▸ **Provided data**
————————
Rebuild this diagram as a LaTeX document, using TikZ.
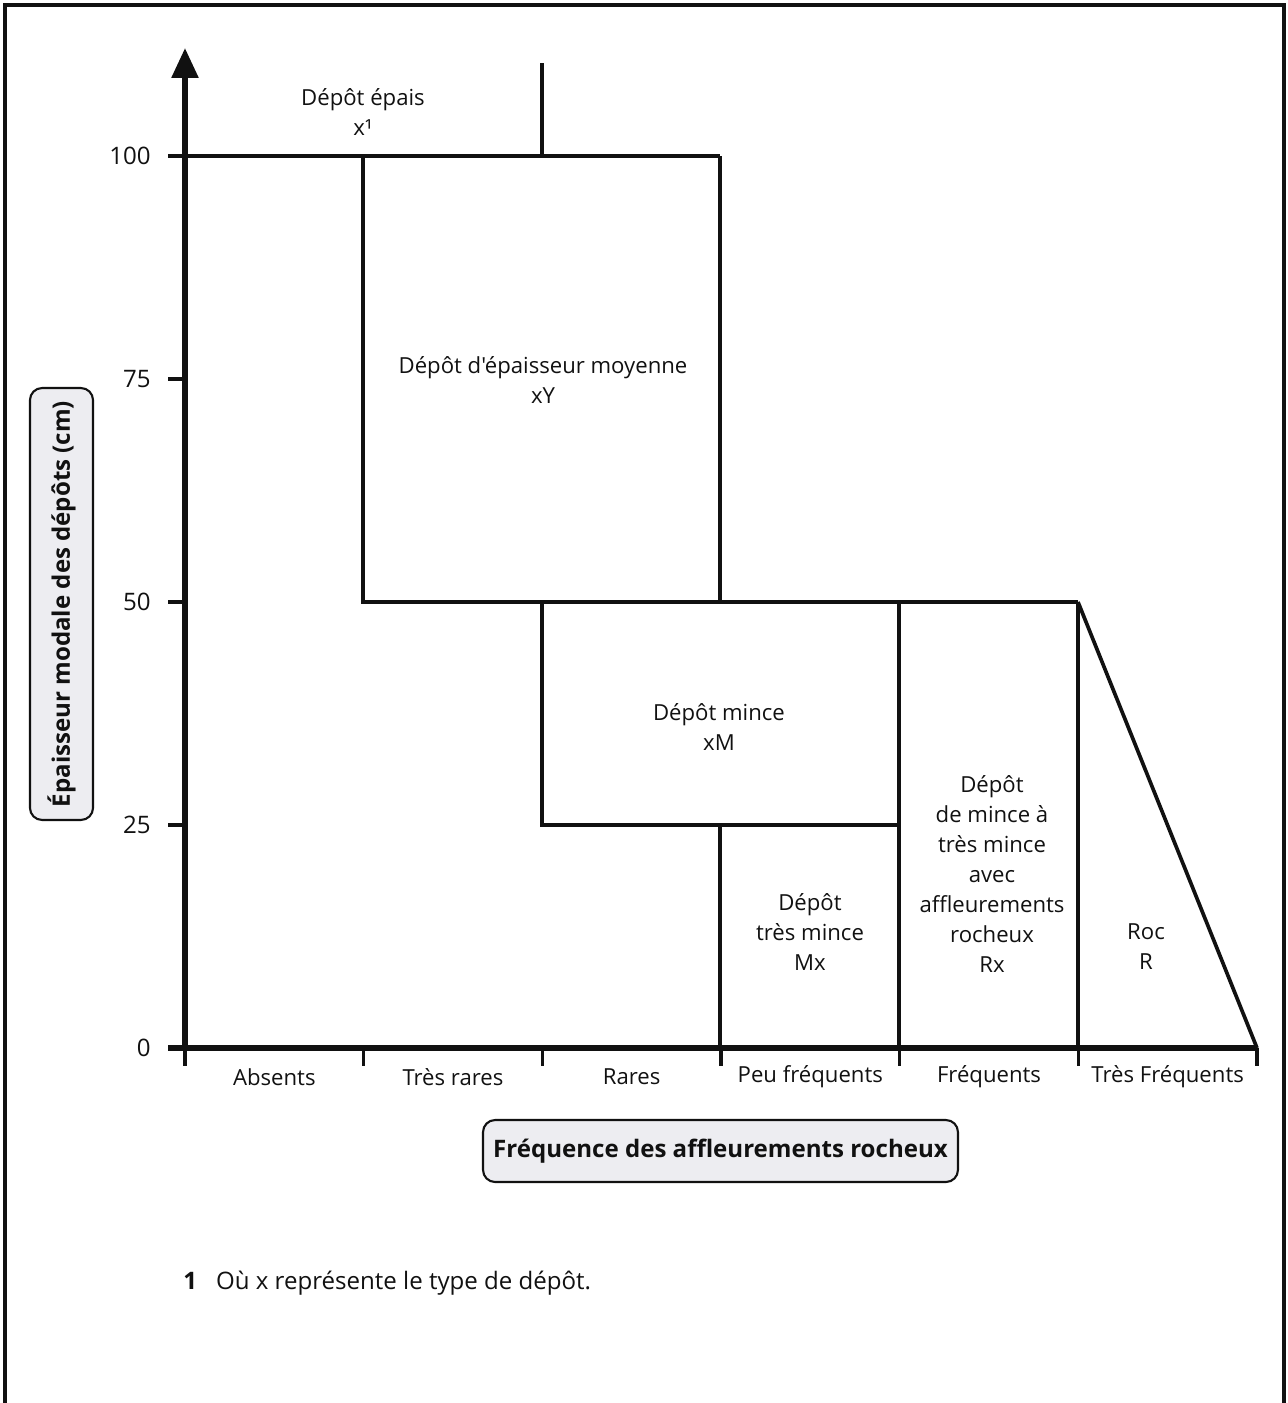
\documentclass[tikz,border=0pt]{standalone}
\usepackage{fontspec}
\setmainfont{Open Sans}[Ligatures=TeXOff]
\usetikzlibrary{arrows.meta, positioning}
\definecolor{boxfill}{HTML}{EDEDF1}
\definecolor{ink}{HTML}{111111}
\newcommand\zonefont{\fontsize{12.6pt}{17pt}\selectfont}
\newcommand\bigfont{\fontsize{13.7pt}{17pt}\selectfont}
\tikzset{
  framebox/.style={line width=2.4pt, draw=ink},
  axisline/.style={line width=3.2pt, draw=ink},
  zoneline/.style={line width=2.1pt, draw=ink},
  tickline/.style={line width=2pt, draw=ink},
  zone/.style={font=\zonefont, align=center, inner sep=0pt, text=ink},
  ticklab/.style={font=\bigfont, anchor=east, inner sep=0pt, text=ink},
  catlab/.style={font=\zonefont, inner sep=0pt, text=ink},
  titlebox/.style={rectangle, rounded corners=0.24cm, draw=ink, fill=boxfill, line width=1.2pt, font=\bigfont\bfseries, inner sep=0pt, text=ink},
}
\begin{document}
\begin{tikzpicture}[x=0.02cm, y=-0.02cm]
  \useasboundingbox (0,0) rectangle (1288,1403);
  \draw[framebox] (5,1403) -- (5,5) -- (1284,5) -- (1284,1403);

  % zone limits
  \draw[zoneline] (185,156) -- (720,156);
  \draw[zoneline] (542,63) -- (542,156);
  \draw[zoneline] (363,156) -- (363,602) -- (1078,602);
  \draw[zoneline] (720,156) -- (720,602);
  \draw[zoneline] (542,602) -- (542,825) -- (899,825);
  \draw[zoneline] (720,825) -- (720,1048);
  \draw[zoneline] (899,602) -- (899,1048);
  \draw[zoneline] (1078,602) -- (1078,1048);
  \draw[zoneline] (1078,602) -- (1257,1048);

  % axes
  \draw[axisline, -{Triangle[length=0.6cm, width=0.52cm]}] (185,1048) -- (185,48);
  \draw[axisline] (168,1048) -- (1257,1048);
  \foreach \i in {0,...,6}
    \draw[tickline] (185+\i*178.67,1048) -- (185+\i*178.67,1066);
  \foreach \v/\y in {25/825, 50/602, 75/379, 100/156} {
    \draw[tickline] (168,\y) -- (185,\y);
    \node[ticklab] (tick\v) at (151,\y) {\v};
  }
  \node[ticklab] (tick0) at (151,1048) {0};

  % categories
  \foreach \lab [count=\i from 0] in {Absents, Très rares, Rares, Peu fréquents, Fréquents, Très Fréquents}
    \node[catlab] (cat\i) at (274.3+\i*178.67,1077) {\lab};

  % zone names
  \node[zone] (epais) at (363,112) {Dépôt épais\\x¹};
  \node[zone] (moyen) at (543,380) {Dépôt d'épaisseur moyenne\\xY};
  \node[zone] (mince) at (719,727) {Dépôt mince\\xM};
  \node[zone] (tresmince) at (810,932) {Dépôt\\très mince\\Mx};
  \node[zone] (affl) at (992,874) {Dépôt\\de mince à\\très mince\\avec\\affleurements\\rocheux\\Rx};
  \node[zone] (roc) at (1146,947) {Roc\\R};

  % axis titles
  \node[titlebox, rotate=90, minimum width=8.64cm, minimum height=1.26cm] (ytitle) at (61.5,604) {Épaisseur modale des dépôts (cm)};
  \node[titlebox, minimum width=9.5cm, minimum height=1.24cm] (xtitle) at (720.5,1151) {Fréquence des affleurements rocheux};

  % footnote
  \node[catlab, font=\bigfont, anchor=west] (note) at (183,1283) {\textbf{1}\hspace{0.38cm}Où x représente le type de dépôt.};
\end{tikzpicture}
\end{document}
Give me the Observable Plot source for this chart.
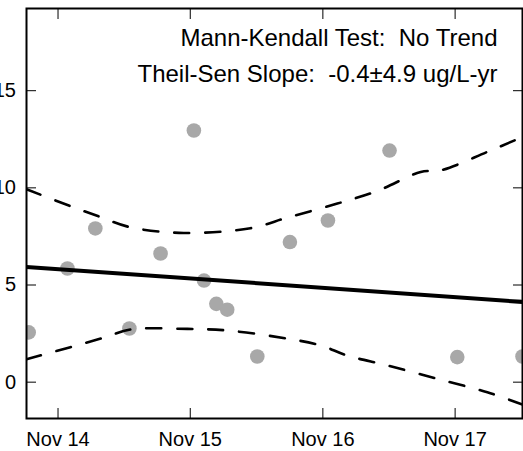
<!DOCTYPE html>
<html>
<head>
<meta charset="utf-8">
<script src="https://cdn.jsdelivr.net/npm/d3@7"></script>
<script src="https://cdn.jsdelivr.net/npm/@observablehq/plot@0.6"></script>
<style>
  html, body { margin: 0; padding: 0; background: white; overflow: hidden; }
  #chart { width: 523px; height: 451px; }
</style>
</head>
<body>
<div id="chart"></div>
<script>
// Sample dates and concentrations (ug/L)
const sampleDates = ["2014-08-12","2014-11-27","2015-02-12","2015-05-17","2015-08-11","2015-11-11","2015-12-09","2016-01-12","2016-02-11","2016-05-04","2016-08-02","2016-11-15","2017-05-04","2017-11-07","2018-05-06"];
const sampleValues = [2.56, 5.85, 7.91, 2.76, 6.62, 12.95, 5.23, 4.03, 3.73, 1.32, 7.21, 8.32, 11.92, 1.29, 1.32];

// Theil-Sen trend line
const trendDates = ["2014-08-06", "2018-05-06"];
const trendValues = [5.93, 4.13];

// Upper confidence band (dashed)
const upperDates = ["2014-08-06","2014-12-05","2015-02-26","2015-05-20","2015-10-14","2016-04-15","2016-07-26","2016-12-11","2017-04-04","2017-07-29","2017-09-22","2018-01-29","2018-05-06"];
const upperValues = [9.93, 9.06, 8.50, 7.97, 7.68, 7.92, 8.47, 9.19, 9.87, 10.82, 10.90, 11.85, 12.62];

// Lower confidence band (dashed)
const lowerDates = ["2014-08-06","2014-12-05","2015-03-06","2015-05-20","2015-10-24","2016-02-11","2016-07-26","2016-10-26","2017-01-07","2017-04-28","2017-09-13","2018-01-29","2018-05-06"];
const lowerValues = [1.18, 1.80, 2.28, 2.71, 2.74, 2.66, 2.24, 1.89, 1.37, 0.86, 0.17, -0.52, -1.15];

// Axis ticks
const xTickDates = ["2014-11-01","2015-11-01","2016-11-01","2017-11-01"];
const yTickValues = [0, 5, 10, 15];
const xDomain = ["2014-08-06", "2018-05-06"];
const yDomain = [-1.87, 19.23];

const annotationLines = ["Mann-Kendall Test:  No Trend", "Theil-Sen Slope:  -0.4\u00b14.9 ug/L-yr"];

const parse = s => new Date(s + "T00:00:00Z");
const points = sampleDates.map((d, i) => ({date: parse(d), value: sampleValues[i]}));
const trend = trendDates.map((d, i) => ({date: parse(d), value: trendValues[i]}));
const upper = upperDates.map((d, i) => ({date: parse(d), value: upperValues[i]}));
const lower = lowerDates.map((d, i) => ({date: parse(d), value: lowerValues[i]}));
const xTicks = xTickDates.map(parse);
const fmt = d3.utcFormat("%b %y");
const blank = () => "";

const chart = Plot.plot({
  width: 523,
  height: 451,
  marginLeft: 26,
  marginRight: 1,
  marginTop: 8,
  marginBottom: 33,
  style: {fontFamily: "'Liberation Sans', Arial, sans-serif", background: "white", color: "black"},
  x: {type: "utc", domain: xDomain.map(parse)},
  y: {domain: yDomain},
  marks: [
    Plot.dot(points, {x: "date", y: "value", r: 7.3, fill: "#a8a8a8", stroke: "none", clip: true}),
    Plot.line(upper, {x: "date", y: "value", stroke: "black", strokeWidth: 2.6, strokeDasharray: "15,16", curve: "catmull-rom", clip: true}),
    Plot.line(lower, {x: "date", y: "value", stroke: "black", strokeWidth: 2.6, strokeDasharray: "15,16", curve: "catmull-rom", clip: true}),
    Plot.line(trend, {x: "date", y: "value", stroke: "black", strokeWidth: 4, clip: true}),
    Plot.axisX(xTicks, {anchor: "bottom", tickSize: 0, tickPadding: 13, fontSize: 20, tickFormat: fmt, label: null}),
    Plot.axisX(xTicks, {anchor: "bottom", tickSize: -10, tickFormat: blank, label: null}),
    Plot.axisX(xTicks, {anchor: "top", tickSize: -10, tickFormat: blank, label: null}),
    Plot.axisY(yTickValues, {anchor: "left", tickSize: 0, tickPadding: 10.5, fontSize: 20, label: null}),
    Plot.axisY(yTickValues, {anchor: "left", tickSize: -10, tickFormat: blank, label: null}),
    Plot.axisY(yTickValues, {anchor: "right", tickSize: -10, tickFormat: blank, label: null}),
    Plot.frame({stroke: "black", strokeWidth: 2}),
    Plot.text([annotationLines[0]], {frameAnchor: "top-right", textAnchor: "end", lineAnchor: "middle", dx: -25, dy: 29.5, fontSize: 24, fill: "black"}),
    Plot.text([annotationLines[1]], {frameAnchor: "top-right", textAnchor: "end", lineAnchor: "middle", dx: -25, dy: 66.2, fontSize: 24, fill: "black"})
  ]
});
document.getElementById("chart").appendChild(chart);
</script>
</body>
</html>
————————
▸ **What is expected**
Everything from the line that contains "Give me the" down to the line that contains "const trendValues = [5.93, 4.13];" should be written out exactly, end lines too, minus the pictures.

▸ **Task response**
Give me the Observable Plot source for this chart.
<!DOCTYPE html>
<html>
<head>
<meta charset="utf-8">
<script src="https://cdn.jsdelivr.net/npm/d3@7"></script>
<script src="https://cdn.jsdelivr.net/npm/@observablehq/plot@0.6"></script>
<style>
  html, body { margin: 0; padding: 0; background: white; overflow: hidden; }
  #chart { width: 523px; height: 451px; }
</style>
</head>
<body>
<div id="chart"></div>
<script>
// Sample dates and concentrations (ug/L)
const sampleDates = ["2014-08-12","2014-11-27","2015-02-12","2015-05-17","2015-08-11","2015-11-11","2015-12-09","2016-01-12","2016-02-11","2016-05-04","2016-08-02","2016-11-15","2017-05-04","2017-11-07","2018-05-06"];
const sampleValues = [2.56, 5.85, 7.91, 2.76, 6.62, 12.95, 5.23, 4.03, 3.73, 1.32, 7.21, 8.32, 11.92, 1.29, 1.32];

// Theil-Sen trend line
const trendDates = ["2014-08-06", "2018-05-06"];
const trendValues = [5.93, 4.13];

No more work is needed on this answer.